* _DATA SHOWN_
.....

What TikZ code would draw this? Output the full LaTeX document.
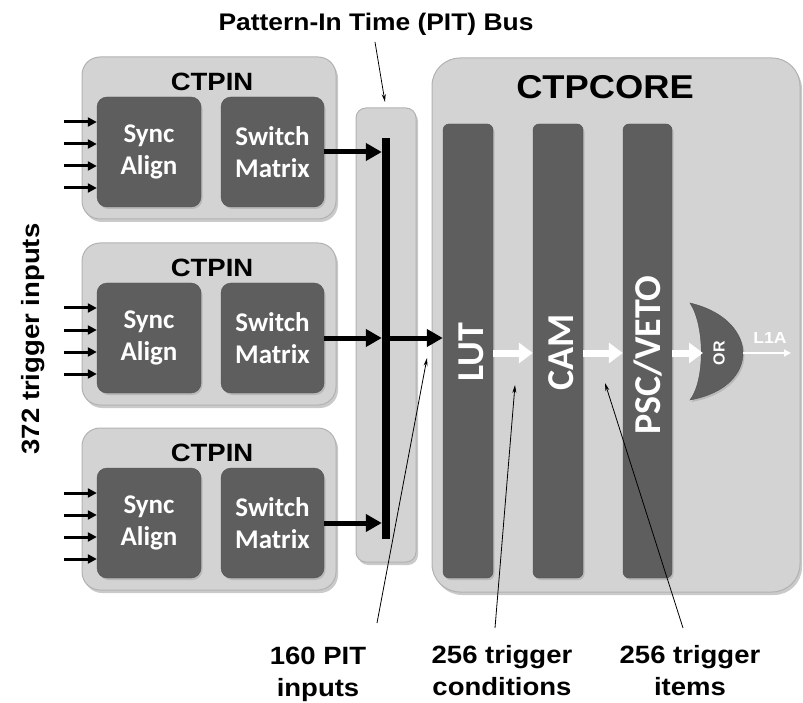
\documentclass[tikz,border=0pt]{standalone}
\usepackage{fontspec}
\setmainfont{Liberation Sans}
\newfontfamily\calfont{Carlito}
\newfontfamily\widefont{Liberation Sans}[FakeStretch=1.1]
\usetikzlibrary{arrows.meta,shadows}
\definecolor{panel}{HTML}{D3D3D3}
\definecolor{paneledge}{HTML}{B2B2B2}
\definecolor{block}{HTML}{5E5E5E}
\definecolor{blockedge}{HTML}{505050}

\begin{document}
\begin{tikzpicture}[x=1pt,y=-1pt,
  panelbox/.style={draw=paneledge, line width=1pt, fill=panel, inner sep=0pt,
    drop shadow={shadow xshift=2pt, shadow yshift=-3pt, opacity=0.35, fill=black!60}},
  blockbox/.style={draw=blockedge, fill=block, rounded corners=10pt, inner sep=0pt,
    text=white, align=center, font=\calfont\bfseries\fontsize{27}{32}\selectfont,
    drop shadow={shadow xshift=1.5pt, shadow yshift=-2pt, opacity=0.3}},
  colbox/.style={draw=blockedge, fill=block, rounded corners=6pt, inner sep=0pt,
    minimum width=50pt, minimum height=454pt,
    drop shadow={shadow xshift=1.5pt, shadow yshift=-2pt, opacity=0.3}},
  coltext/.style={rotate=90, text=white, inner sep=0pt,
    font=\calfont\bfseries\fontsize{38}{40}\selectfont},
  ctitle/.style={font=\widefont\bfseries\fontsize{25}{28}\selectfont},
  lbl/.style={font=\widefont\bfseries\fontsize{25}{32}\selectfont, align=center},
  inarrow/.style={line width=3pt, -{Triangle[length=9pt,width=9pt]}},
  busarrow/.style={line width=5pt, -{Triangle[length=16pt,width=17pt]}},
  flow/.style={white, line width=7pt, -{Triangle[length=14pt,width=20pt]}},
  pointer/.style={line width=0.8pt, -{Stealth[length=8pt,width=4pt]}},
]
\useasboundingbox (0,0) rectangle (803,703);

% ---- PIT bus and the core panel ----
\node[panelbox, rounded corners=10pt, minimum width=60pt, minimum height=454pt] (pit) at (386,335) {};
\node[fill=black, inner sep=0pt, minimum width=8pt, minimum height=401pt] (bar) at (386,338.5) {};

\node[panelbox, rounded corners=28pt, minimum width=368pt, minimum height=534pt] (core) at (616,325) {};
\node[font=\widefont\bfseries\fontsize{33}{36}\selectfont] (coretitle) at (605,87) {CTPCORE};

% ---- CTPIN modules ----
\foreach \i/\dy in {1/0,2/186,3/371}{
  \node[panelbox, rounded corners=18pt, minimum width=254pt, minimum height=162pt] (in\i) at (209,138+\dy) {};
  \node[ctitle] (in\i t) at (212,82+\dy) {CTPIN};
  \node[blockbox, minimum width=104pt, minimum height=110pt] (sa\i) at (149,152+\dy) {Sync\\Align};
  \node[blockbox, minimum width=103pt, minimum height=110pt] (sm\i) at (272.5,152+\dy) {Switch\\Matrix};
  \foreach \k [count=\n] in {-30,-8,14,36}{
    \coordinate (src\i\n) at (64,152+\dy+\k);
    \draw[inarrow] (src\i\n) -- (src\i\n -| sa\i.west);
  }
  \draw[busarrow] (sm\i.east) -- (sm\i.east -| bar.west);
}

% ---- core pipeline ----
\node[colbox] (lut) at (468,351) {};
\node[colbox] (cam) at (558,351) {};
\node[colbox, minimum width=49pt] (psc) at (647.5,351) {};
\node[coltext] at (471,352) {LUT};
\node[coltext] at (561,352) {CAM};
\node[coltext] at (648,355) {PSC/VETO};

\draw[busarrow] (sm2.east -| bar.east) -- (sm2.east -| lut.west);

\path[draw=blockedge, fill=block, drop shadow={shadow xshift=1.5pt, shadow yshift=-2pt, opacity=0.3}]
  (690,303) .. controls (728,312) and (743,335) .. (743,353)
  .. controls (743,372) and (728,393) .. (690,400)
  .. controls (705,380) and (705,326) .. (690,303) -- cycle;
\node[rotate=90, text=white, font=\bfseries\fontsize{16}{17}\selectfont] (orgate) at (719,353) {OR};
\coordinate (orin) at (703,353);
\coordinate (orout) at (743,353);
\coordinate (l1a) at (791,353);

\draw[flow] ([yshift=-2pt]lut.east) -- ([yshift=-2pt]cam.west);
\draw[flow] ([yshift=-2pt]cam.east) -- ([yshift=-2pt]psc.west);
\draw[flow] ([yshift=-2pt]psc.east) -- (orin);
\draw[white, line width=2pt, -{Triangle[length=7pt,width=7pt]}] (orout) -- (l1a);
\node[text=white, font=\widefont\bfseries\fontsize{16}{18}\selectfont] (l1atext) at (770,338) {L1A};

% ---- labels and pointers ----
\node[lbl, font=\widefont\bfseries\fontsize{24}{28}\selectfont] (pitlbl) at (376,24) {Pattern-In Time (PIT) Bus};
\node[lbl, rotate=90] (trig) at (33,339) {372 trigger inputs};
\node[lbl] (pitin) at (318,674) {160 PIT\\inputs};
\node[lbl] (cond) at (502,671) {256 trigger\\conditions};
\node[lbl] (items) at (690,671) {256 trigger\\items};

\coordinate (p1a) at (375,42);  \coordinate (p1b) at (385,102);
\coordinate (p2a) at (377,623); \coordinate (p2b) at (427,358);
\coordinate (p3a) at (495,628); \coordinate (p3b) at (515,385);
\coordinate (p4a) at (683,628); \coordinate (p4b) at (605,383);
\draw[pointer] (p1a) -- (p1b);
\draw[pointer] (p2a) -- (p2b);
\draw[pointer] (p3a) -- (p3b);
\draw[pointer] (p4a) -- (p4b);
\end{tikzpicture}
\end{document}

.....

* _YOUR OBJECTIVE_
Return the listing above unchanged, apart from dropping its pictures.

* _EXERCISE SOLUTION_
What TikZ code would draw this? Output the full LaTeX document.
\documentclass[tikz,border=0pt]{standalone}
\usepackage{fontspec}
\setmainfont{Liberation Sans}
\newfontfamily\calfont{Carlito}
\newfontfamily\widefont{Liberation Sans}[FakeStretch=1.1]
\usetikzlibrary{arrows.meta,shadows}
\definecolor{panel}{HTML}{D3D3D3}
\definecolor{paneledge}{HTML}{B2B2B2}
\definecolor{block}{HTML}{5E5E5E}
\definecolor{blockedge}{HTML}{505050}

\begin{document}
\begin{tikzpicture}[x=1pt,y=-1pt,
  panelbox/.style={draw=paneledge, line width=1pt, fill=panel, inner sep=0pt,
    drop shadow={shadow xshift=2pt, shadow yshift=-3pt, opacity=0.35, fill=black!60}},
  blockbox/.style={draw=blockedge, fill=block, rounded corners=10pt, inner sep=0pt,
    text=white, align=center, font=\calfont\bfseries\fontsize{27}{32}\selectfont,
    drop shadow={shadow xshift=1.5pt, shadow yshift=-2pt, opacity=0.3}},
  colbox/.style={draw=blockedge, fill=block, rounded corners=6pt, inner sep=0pt,
    minimum width=50pt, minimum height=454pt,
    drop shadow={shadow xshift=1.5pt, shadow yshift=-2pt, opacity=0.3}},
  coltext/.style={rotate=90, text=white, inner sep=0pt,
    font=\calfont\bfseries\fontsize{38}{40}\selectfont},
  ctitle/.style={font=\widefont\bfseries\fontsize{25}{28}\selectfont},
  lbl/.style={font=\widefont\bfseries\fontsize{25}{32}\selectfont, align=center},
  inarrow/.style={line width=3pt, -{Triangle[length=9pt,width=9pt]}},
  busarrow/.style={line width=5pt, -{Triangle[length=16pt,width=17pt]}},
  flow/.style={white, line width=7pt, -{Triangle[length=14pt,width=20pt]}},
  pointer/.style={line width=0.8pt, -{Stealth[length=8pt,width=4pt]}},
]
\useasboundingbox (0,0) rectangle (803,703);

% ---- PIT bus and the core panel ----
\node[panelbox, rounded corners=10pt, minimum width=60pt, minimum height=454pt] (pit) at (386,335) {};
\node[fill=black, inner sep=0pt, minimum width=8pt, minimum height=401pt] (bar) at (386,338.5) {};

\node[panelbox, rounded corners=28pt, minimum width=368pt, minimum height=534pt] (core) at (616,325) {};
\node[font=\widefont\bfseries\fontsize{33}{36}\selectfont] (coretitle) at (605,87) {CTPCORE};

% ---- CTPIN modules ----
\foreach \i/\dy in {1/0,2/186,3/371}{
  \node[panelbox, rounded corners=18pt, minimum width=254pt, minimum height=162pt] (in\i) at (209,138+\dy) {};
  \node[ctitle] (in\i t) at (212,82+\dy) {CTPIN};
  \node[blockbox, minimum width=104pt, minimum height=110pt] (sa\i) at (149,152+\dy) {Sync\\Align};
  \node[blockbox, minimum width=103pt, minimum height=110pt] (sm\i) at (272.5,152+\dy) {Switch\\Matrix};
  \foreach \k [count=\n] in {-30,-8,14,36}{
    \coordinate (src\i\n) at (64,152+\dy+\k);
    \draw[inarrow] (src\i\n) -- (src\i\n -| sa\i.west);
  }
  \draw[busarrow] (sm\i.east) -- (sm\i.east -| bar.west);
}

% ---- core pipeline ----
\node[colbox] (lut) at (468,351) {};
\node[colbox] (cam) at (558,351) {};
\node[colbox, minimum width=49pt] (psc) at (647.5,351) {};
\node[coltext] at (471,352) {LUT};
\node[coltext] at (561,352) {CAM};
\node[coltext] at (648,355) {PSC/VETO};

\draw[busarrow] (sm2.east -| bar.east) -- (sm2.east -| lut.west);

\path[draw=blockedge, fill=block, drop shadow={shadow xshift=1.5pt, shadow yshift=-2pt, opacity=0.3}]
  (690,303) .. controls (728,312) and (743,335) .. (743,353)
  .. controls (743,372) and (728,393) .. (690,400)
  .. controls (705,380) and (705,326) .. (690,303) -- cycle;
\node[rotate=90, text=white, font=\bfseries\fontsize{16}{17}\selectfont] (orgate) at (719,353) {OR};
\coordinate (orin) at (703,353);
\coordinate (orout) at (743,353);
\coordinate (l1a) at (791,353);

\draw[flow] ([yshift=-2pt]lut.east) -- ([yshift=-2pt]cam.west);
\draw[flow] ([yshift=-2pt]cam.east) -- ([yshift=-2pt]psc.west);
\draw[flow] ([yshift=-2pt]psc.east) -- (orin);
\draw[white, line width=2pt, -{Triangle[length=7pt,width=7pt]}] (orout) -- (l1a);
\node[text=white, font=\widefont\bfseries\fontsize{16}{18}\selectfont] (l1atext) at (770,338) {L1A};

% ---- labels and pointers ----
\node[lbl, font=\widefont\bfseries\fontsize{24}{28}\selectfont] (pitlbl) at (376,24) {Pattern-In Time (PIT) Bus};
\node[lbl, rotate=90] (trig) at (33,339) {372 trigger inputs};
\node[lbl] (pitin) at (318,674) {160 PIT\\inputs};
\node[lbl] (cond) at (502,671) {256 trigger\\conditions};
\node[lbl] (items) at (690,671) {256 trigger\\items};

\coordinate (p1a) at (375,42);  \coordinate (p1b) at (385,102);
\coordinate (p2a) at (377,623); \coordinate (p2b) at (427,358);
\coordinate (p3a) at (495,628); \coordinate (p3b) at (515,385);
\coordinate (p4a) at (683,628); \coordinate (p4b) at (605,383);
\draw[pointer] (p1a) -- (p1b);
\draw[pointer] (p2a) -- (p2b);
\draw[pointer] (p3a) -- (p3b);
\draw[pointer] (p4a) -- (p4b);
\end{tikzpicture}
\end{document}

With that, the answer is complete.